Ein weiterer Grund für unsere Zuversicht ist das High-Speed-Projekt zwischen Las Vegas und Los Angeles. Dieses ambitionierte Vorhaben hat inzwischen die notwendige Finanzierung gesichert, und wir erwarten in naher Zukunft die Auftragsvergaben. Hier rechnen wir uns als Marktführer mit hervorragender Reputation sehr gute Chancen aus.
Insgesamt gehen wir davon aus, dass der US-amerikanische Markt in den kommenden Jahren eine hohe Wachstumsdynamik aufweisen wird. Die Kombination von steigender Nachfrage bei privaten Eisenbahnunternehmen und vielversprechenden Projekten wie dem genannten High-Speed-Projekt lässt uns mit großem Optimismus in die Zukunft blicken.
4investors.de: Welchen Eindruck haben Sie derzeit vom Geschehen in China?
Schuster: China ist und bleibt für uns ein stabiler und verlässlicher Markt. Von Beginn an sind wir am Aufbau des Hochgeschwindigkeitsnetzes beteiligt. Als einziger internationaler Akteur im Bereich der Schienenbefestigung für Hochgeschwindigkeitsstrecken sind wir seit weit über einem Jahrzehnt in einem unverändert stabilen Wettbewerbsumfeld tätig. Diese Kontinuität gibt uns eine klare Sicht auf die Marktbedingungen und trägt zu einer hohen Visibilität bei.
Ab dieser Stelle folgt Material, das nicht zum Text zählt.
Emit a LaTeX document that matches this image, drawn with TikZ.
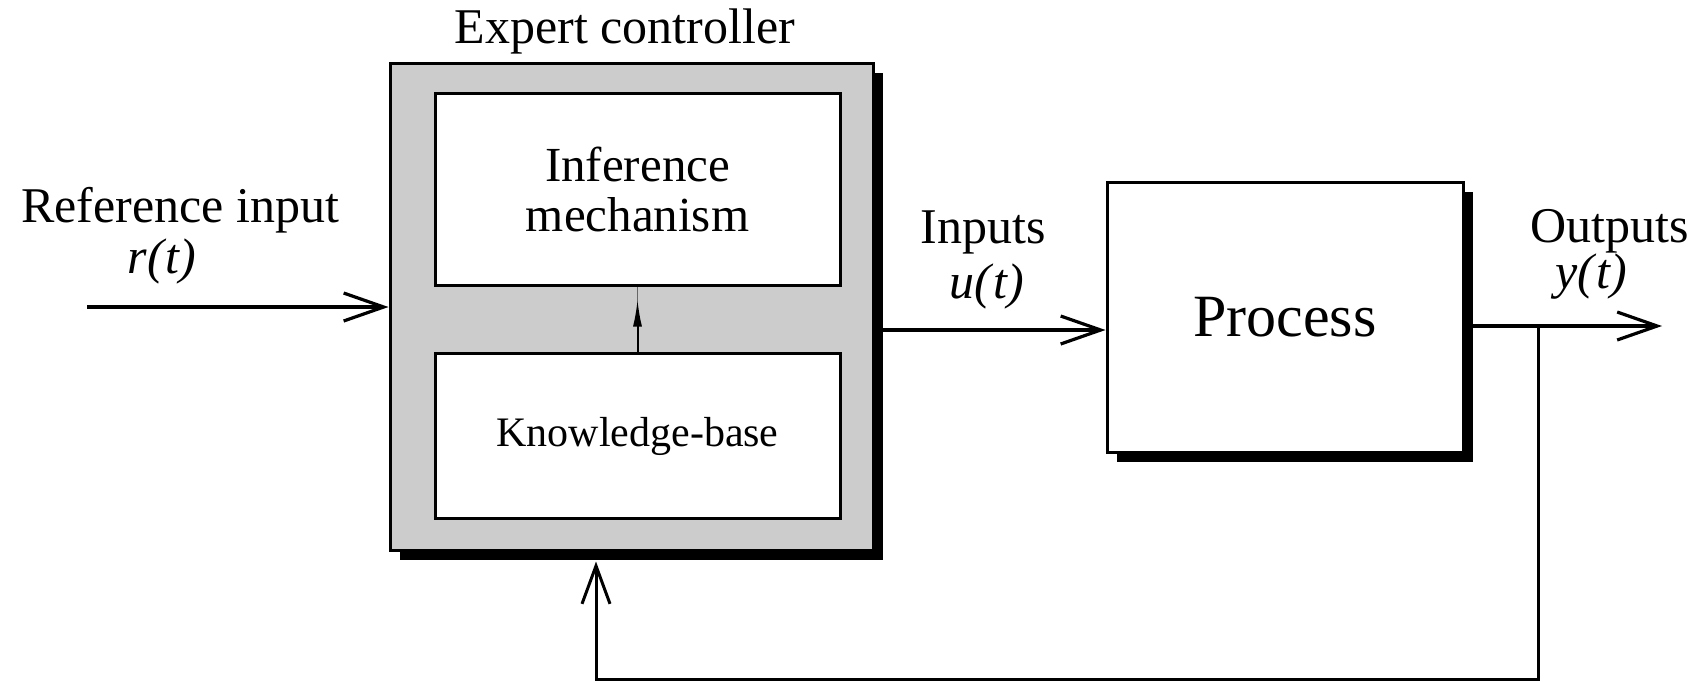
\documentclass[tikz,border=0pt]{standalone}
\usepackage{fontspec}
\setmainfont{Liberation Serif}
\usetikzlibrary{arrows.meta,shadows}
\begin{document}
\begin{tikzpicture}[x=0.5pt,y=-0.5pt,
  box/.style={draw, line width=1.5pt, inner sep=0pt},
  shade/.style={drop shadow={shadow xshift=5pt, shadow yshift=-5pt, fill=black, opacity=1}},
  lbl/.style={font=\fontsize{25}{25}\selectfont, inner sep=0pt, anchor=base},
  arr/.style={line width=1.6pt, -{Straight Barb[length=20pt,width=14pt]}},
  fbarr/.style={line width=1.5pt, -{Straight Barb[length=19pt,width=14pt]}}]
\useasboundingbox (0,0) rectangle (1700,682);
% blocks
\node[box, shade, fill=black!20, minimum width=241.5pt, minimum height=243.5pt] (ctrl) at (631.5,306.5) {};
\node[box, fill=white, minimum width=202.5pt, minimum height=96pt, align=center,
      font=\fontsize{24.5}{25}\selectfont] (inf) at (637.5,189) {Inference\\mechanism};
\node[box, fill=white, minimum width=202.5pt, minimum height=82.5pt,
      font=\fontsize{21}{25}\selectfont] (kb) at (637.5,436) {Knowledge-base};
\node[box, shade, fill=white, minimum width=178pt, minimum height=135pt,
      font=\fontsize{30}{36}\selectfont] (proc) at (1285,317) {Process};
% labels
\node[lbl] (title) at (625,43) {Expert controller};
\node[lbl] (reflbl) at (180,222) {Reference input};
\node[lbl] (rt) at (162,273) {\itshape r(\kern1pt t)};
\node[lbl] (inlbl) at (983,243) {Inputs};
\node[lbl] (ut) at (987,298) {\itshape u(\kern1pt t)};
\node[lbl] (outlbl) at (1610,242) {Outputs};
\node[lbl] (yt) at (1591,288) {\itshape y(\kern1pt t)};
% connectors
\coordinate (rin) at (87,307);
\draw[arr] (rin) -- (rin -| ctrl.west);
\draw[arr] ([yshift=-11.75pt]ctrl.east) -- ([yshift=-11.75pt]ctrl.east -| proc.west);
\coordinate (yout) at (1662,326);
\draw[arr] (proc.east |- yout) -- (yout);
\coordinate (br) at (1538,326);
\coordinate (fb) at (596,679);
\coordinate (cb) at ([yshift=-5pt]ctrl.south);
\draw[fbarr] (br) |- (fb) -- (fb |- cb);
% inner arrow
\draw[line width=0.6pt, black!60] (kb.north) -- (inf.south);
\draw[line width=1pt, -{Latex[length=13.5pt,width=4.5pt]}, shorten >=6.5pt] (kb.north) -- (inf.south);
\end{tikzpicture}
\end{document}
In diesem Jahr haben wir zwei bedeutende Großaufträge gewonnen, die unseren Auftragsbestand erheblich gestärkt haben und uns mit Zuversicht in das Jahr 2025 blicken lassen.
Die Pläne der chinesischen Regierung sind ebenfalls vielversprechend. China hat angekündigt, sein Hochgeschwindigkeitsnetz bis 2035 auf beeindruckende 70.000 Kilometer auszubauen, mit ersten Anzeichen, dass dieser Wert sogar übertroffen werden könnte.
Insgesamt ist China eine große Erfolgsgeschichte für unser Unternehmen, und wir sind überzeugt, dass diese positive Entwicklung auch in den kommenden Jahren anhalten wird. Durch das überdurchschnittliche weltweite Wachstum von Vossloh wird die Bedeutung Chinas für Vossloh perspektivisch allerdings sukzessive abnehmen.
4investors.de: Sie haben den Deutschen Nachhaltigkeitspreis erhalten. Wie bedeutend sind solche Auszeichnungen für Vossloh?
Furnivall: Der Deutsche Nachhaltigkeitspreis (DNP) ist Europas größte Auszeichnung für ökologisches und soziales Engagement und würdigt die Pioniere der Nachhaltigkeit in Deutschland. Der Preis ist sehr renommiert und eine wertvolle Anerkennung unseres kontinuierlichen Engagements um umweltfreundliche Mobilität. Solche Auszeichnungen motivieren uns nicht nur, sondern bestätigen uns und unser Team auch nochmal, dass wir auf dem richtigen Weg sind. Nachdem es im vergangenen Jahr nur zum zweiten Platz gereicht hat, haben wir den Preis in diesem Jahr tatsächlich gewonnen. Dementsprechend groß ist unsere Freude. Wir sind sehr stolz darüber, dass die unabhängige und hochkarätig besetzte Jury uns unter einer Vielzahl von großen, angesehenen und engagierten Unternehmen ausgewählt hat und damit unsere Leistung auf dem Gebiet Nachhaltigkeit würdigt.